As the MiFID review process rumbles on ahead of a potential sequel, more and more attention is being directed towards the data quality issues underlying the barriers to post-trade market transparency. On this note, the City of London’s recently published report into the impacts of MiFID (handily titled “Understanding the Impacts of MiFID”) indicates that the majority of the European firms participating in the study believe poor data quality, high costs of pricing data and a reliance on vendors are the main barriers to post-trade transparency.
The report, which is based on responses to a survey by a sample of brokers, buy side firms and trading venues from across European financial centres including Amsterdam, Dublin, Brussels, Copenhagen, Frankfurt, Luxembourg, Madrid, Paris, Stockholm and Vienna, highlights the main barriers to establishing consolidated price information. This consolidated pricing issue was considered to be the most important to achieving best price execution as required under MiFID.
As stated by the report, the main barriers comprise: “the reliance on commercial data vendors to provide aggregate data solutions; the cost of acquiring post-trade information; and poor data quality, especially for over the- counter trades.” The information required by MiFID post-trade transparency includes data on trade time stamps, prices, quantities and execution venues, to be provided as close to real-time as possible.
Buy side firms in particular noted that data quality is perceived to be low due to “reporting delays and inaccuracies such as double counting, which creates difficulties in achieving best price execution.”
The report notes that these challenges cited by European stakeholders are similar to those provided by UK stakeholders, ditto with regards to the views of brokers versus those of the buy side. Ergo this indicates that the profile of data quality has been raised across the region and across market participants.
In order to tackle these main challenges, respondents noted that clarity around data standards and more precise information requirements are needed. To this end, the report states: “data quality could be improved by clarifying precisely what information to provide and when for best execution, which may include providing distinct best execution standards for different categories of business.”
Moreover, respondents said that poor data quality and high data costs could be addressed by having trading venues compete directly with vendors in the data provision space. Some brokers and buy side firms also suggested that an industry, not for profit organisation should be established for the purposes of consolidating price information and distributing it to market participants. This is similar to the idea of the consolidated tape for market data, which has also been a key discussion point across the industry. Infrastructure is proving to be a common theme in the MiFID discussions and beyond.

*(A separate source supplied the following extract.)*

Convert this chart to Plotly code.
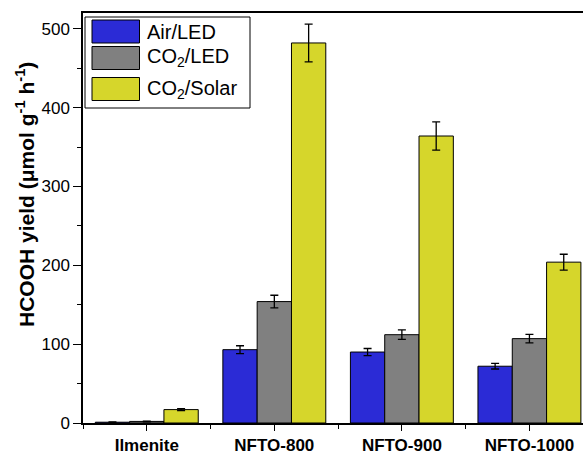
import plotly.graph_objects as go

categories = ["Ilmenite", "NFTO-800", "NFTO-900", "NFTO-1000"]
series_names = ["Air/LED", "CO<sub>2</sub>/LED", "CO<sub>2</sub>/Solar"]
air_led = [1.0, 93, 90, 72]
air_led_err = [0.3, 5, 4.5, 3.5]
co2_led = [2.0, 154, 112, 107]
co2_led_err = [0.5, 8, 6, 5.5]
co2_solar = [17, 482, 364, 204]
co2_solar_err = [1.2, 24, 18, 10]
colors = ["#2B2BD6", "#808080", "#D6D62B"]

W, H = 583, 452
ML, MR, MT, MB = 83, 0, 13, 29
PW, PH = W - ML - MR, H - MT - MB


def px(x):
    return (x - ML) / PW


def py(y):
    return (H - MB - y) / PH


xpos = list(range(len(categories)))
fig = go.Figure()
for name, vals, errs, col in zip(series_names,
                                 [air_led, co2_led, co2_solar],
                                 [air_led_err, co2_led_err, co2_solar_err],
                                 colors):
    fig.add_trace(go.Bar(
        x=xpos, y=vals, name=name,
        marker=dict(color=col, line=dict(color="black", width=1)),
        error_y=dict(type="data", array=errs, color="black", thickness=1.3, width=4),
    ))

font_family = "Liberation Sans, Arial, sans-serif"

# legend drawn as layout decoration (large swatches like the reference)
shapes = [dict(type="rect", xref="paper", yref="paper",
               x0=px(85), x1=px(250), y0=py(17), y1=py(108),
               line=dict(color="black", width=1), fillcolor="white", layer="above")]
annotations = []
rows = [(20, 43), (46.5, 69.5), (77.5, 100.5)]
text_centers = [32, 58, 89]
for (y0, y1), tc, name, col in zip(rows, text_centers, series_names, colors):
    shapes.append(dict(type="rect", xref="paper", yref="paper",
                       x0=px(92), x1=px(139.5), y0=py(y0), y1=py(y1),
                       line=dict(color="black", width=1), fillcolor=col, layer="above"))
    annotations.append(dict(xref="paper", yref="paper", x=px(145), y=py(tc),
                            xanchor="left", yanchor="middle", showarrow=False,
                            text=name, font=dict(size=20, color="black")))

annotations.append(dict(
    xref="paper", yref="paper", x=px(25), y=py(195),
    xanchor="center", yanchor="middle", showarrow=False, textangle=-90,
    text="<b>HCOOH yield (μmol g<sup>-1</sup> h<sup>-1</sup>)</b>",
    font=dict(size=21, color="black"),
))

fig.update_layout(
    width=W, height=H,
    margin=dict(l=ML, r=MR, t=MT, b=MB, pad=0),
    barmode="group", bargap=0.193, bargroupgap=0,
    plot_bgcolor="white", paper_bgcolor="white",
    font=dict(family=font_family, size=17, color="black"),
    showlegend=False,
    shapes=shapes,
    annotations=annotations,
    xaxis=dict(
        range=[-0.5, 3.42],
        tickvals=xpos, ticktext=["<b>%s</b>" % c for c in categories],
        tickfont=dict(size=17),
        showline=True, linecolor="black", linewidth=1.5, mirror=True,
        ticks="outside", ticklen=6, tickwidth=1.2, tickcolor="black",
        minor=dict(tick0=0.5, dtick=1, ticks="outside", ticklen=4, tickwidth=1.2, tickcolor="black"),
        showgrid=False, zeroline=False, automargin=False,
    ),
    yaxis=dict(
        range=[0, 520],
        tickvals=[0, 100, 200, 300, 400, 500],
        tickfont=dict(size=17),
        showline=True, linecolor="black", linewidth=1.5,
        ticks="outside", ticklen=8, tickwidth=1.2, tickcolor="black",
        ticklabelstandoff=0,
        minor=dict(tick0=0, dtick=50, ticks="outside", ticklen=4, tickwidth=1.2, tickcolor="black"),
        showgrid=False, zeroline=False, automargin=False,
    ),
)

fig.write_html("out.html", config={"displayModeBar": False},
               post_script="document.body.style.margin='0';document.body.style.padding='0';")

The trading venues themselves indicated that price consolidation would require a high degree of coordination across their number and standardisation was the first port of call for this process. On this subject, the report also sounds a word of caution: “In considering a private sector solution specifically, some market participants may not be able to afford the costs, given, for instance, the present high cost of accessing OTC data.”
This report will likely feed into the Financial Services Authority’s (FSA) examination of the impact of MiFID thus far. The UK regulator has paid particular attention to the data quality issue over the last couple of years and Dario Crispini, manager of the Transaction Reporting Unit of the FSA, has spoken about the subject on numerous occasions. At a MiFID Forum event towards the end of last year, he also indicated that the regulator is contemplating mandating that firms appoint a data governance officer and introduce a data assurance programme to ensure that standards of data quality are being maintained.
In terms of respondents, the report includes responses from seven trading venues, 96 brokers and 104 buy side firms.